───── RECORDS TO USE
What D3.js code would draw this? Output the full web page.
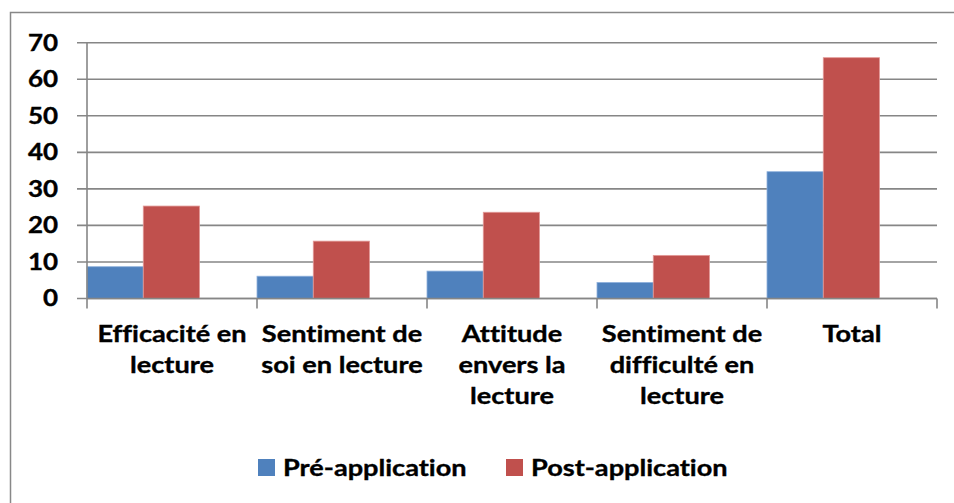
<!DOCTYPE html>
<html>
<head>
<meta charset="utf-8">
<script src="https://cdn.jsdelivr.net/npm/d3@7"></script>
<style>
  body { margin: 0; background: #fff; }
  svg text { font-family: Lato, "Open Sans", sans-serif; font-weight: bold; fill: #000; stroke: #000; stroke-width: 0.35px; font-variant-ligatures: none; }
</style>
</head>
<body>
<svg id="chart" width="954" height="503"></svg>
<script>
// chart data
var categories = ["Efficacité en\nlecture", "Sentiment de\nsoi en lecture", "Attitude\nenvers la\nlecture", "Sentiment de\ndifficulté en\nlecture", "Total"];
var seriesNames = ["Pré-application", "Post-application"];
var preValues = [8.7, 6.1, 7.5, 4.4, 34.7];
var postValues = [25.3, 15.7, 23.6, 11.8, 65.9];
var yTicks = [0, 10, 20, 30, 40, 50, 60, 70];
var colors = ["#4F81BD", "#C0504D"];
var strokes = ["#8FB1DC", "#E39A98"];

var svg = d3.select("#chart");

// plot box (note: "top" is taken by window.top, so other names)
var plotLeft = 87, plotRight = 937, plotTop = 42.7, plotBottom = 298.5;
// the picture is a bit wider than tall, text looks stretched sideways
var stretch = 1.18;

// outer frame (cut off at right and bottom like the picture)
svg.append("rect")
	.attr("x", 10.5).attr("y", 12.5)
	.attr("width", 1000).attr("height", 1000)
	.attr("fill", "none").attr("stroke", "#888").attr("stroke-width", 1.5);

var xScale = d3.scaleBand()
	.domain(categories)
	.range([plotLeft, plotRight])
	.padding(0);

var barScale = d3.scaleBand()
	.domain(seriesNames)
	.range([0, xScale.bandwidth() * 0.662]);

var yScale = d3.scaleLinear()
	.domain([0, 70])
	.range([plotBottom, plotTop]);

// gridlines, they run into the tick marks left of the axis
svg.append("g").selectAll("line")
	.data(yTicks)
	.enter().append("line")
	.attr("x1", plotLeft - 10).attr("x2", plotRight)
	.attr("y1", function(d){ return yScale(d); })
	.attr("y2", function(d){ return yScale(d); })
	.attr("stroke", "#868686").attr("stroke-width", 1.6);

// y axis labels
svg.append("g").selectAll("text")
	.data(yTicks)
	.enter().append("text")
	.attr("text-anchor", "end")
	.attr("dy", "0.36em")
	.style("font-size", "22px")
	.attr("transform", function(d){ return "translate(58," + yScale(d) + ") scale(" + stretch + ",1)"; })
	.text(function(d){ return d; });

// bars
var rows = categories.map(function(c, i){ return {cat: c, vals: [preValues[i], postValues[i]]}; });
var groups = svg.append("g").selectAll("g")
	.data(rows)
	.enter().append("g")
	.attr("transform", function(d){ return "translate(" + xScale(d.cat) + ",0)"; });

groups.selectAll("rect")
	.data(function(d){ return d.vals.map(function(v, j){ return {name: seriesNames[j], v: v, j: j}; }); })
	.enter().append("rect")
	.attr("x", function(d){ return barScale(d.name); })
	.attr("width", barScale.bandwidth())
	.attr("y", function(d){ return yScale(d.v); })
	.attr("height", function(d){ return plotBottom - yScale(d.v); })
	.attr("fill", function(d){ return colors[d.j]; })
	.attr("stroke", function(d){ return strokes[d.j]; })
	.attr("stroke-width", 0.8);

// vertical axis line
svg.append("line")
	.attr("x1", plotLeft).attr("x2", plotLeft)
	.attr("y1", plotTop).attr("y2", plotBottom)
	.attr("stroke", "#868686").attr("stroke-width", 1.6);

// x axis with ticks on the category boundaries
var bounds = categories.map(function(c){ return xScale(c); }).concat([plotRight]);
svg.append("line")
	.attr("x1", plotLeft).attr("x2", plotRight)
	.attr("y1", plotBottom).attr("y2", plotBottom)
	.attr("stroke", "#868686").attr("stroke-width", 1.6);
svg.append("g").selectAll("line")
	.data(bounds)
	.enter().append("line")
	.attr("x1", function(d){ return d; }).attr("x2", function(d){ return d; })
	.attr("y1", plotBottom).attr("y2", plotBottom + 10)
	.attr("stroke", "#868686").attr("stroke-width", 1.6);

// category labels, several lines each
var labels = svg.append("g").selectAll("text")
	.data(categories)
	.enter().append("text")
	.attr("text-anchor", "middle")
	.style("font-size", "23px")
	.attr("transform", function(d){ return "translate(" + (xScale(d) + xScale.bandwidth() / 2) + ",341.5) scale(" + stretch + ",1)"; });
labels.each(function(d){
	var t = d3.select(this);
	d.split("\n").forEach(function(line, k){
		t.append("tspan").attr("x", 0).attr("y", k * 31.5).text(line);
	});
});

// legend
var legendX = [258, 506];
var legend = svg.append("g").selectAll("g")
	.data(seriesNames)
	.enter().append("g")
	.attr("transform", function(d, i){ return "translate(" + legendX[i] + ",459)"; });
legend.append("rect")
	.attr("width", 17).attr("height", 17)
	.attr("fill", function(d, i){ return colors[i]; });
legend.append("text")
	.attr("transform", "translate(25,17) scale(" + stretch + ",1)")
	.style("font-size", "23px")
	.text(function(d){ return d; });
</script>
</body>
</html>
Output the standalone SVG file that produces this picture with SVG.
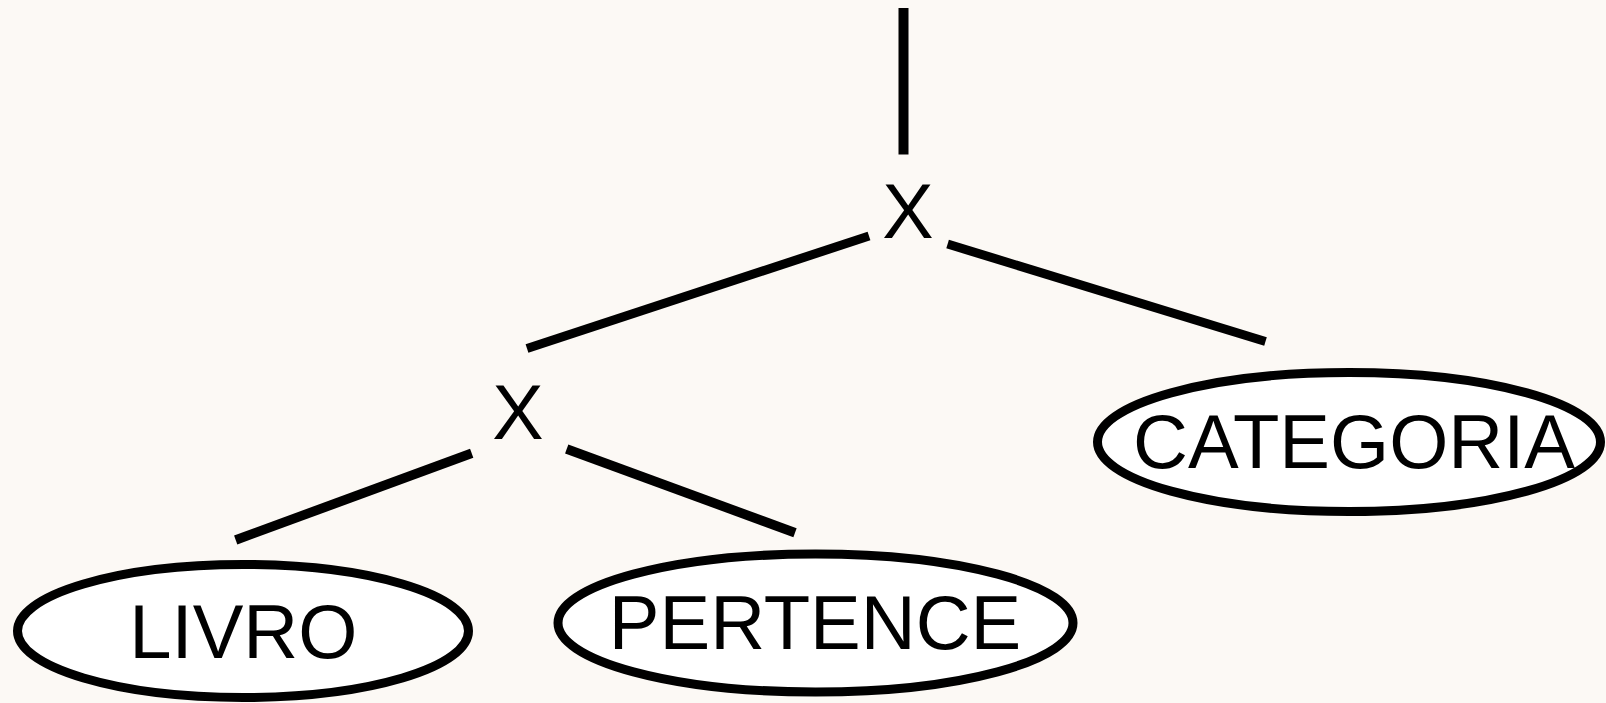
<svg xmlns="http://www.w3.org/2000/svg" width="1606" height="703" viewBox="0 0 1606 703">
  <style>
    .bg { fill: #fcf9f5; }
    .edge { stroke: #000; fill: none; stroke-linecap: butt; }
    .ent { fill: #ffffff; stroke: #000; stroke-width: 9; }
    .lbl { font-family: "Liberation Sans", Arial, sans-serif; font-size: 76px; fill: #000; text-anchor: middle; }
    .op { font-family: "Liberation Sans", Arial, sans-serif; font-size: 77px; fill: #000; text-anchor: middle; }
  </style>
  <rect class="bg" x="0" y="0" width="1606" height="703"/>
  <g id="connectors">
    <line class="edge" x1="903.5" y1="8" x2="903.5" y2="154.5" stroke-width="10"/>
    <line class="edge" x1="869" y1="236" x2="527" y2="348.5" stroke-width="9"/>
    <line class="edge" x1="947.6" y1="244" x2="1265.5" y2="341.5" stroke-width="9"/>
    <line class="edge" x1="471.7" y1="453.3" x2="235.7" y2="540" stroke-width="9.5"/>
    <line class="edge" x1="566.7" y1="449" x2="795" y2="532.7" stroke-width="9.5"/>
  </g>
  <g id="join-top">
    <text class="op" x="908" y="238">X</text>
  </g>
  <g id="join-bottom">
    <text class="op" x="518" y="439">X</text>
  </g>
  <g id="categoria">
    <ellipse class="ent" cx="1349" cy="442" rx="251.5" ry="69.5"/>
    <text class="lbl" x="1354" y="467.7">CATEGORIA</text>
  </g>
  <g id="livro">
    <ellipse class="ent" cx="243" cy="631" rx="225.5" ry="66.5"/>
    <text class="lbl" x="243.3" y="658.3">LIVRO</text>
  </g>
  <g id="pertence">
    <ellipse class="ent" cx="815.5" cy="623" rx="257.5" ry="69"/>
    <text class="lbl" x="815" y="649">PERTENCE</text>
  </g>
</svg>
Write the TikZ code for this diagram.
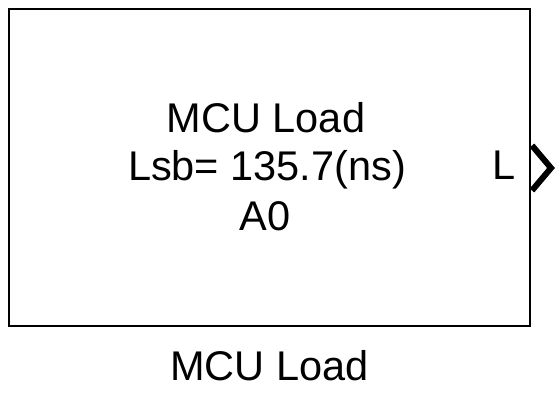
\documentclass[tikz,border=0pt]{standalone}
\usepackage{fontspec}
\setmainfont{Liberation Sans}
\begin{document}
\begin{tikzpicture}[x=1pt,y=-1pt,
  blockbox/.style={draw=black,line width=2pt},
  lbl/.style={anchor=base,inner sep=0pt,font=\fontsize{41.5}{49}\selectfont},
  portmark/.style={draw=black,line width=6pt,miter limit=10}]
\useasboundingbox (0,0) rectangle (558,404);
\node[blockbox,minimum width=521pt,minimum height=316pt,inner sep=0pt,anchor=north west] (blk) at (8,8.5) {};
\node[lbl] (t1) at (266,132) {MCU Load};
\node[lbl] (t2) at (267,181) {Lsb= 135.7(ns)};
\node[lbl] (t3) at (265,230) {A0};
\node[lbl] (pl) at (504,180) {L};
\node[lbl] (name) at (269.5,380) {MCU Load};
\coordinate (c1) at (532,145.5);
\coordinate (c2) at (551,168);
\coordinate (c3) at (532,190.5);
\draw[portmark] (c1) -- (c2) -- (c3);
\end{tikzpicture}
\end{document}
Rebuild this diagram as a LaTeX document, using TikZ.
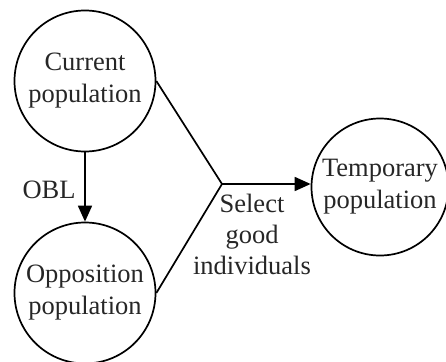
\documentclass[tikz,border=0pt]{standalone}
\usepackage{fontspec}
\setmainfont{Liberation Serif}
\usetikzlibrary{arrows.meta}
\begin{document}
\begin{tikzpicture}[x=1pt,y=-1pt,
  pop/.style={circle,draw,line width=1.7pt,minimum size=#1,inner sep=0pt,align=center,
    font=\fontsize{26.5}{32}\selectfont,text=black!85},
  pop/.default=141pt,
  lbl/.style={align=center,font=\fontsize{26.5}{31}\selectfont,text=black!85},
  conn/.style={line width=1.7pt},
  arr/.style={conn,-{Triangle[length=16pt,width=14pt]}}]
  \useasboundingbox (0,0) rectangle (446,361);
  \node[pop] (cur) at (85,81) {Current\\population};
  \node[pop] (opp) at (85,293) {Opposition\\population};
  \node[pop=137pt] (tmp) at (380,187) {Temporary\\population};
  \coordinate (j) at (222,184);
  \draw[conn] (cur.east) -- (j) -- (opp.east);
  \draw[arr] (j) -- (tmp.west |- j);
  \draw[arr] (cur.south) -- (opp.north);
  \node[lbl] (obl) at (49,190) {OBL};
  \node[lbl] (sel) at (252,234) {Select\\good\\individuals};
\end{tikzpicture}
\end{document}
──────────
_EXERCISE TASK_:
Reproduce exactly the lines from the one with "Rebuild this diagram" to the bottom of the listing, both ends included, and nothing else. Skip the pictures.

_CORRECT RESPONSE_:
Rebuild this diagram as a LaTeX document, using TikZ.
\documentclass[tikz,border=0pt]{standalone}
\usepackage{fontspec}
\setmainfont{Liberation Serif}
\usetikzlibrary{arrows.meta}
\begin{document}
\begin{tikzpicture}[x=1pt,y=-1pt,
  pop/.style={circle,draw,line width=1.7pt,minimum size=#1,inner sep=0pt,align=center,
    font=\fontsize{26.5}{32}\selectfont,text=black!85},
  pop/.default=141pt,
  lbl/.style={align=center,font=\fontsize{26.5}{31}\selectfont,text=black!85},
  conn/.style={line width=1.7pt},
  arr/.style={conn,-{Triangle[length=16pt,width=14pt]}}]
  \useasboundingbox (0,0) rectangle (446,361);
  \node[pop] (cur) at (85,81) {Current\\population};
  \node[pop] (opp) at (85,293) {Opposition\\population};
  \node[pop=137pt] (tmp) at (380,187) {Temporary\\population};
  \coordinate (j) at (222,184);
  \draw[conn] (cur.east) -- (j) -- (opp.east);
  \draw[arr] (j) -- (tmp.west |- j);
  \draw[arr] (cur.south) -- (opp.north);
  \node[lbl] (obl) at (49,190) {OBL};
  \node[lbl] (sel) at (252,234) {Select\\good\\individuals};
\end{tikzpicture}
\end{document}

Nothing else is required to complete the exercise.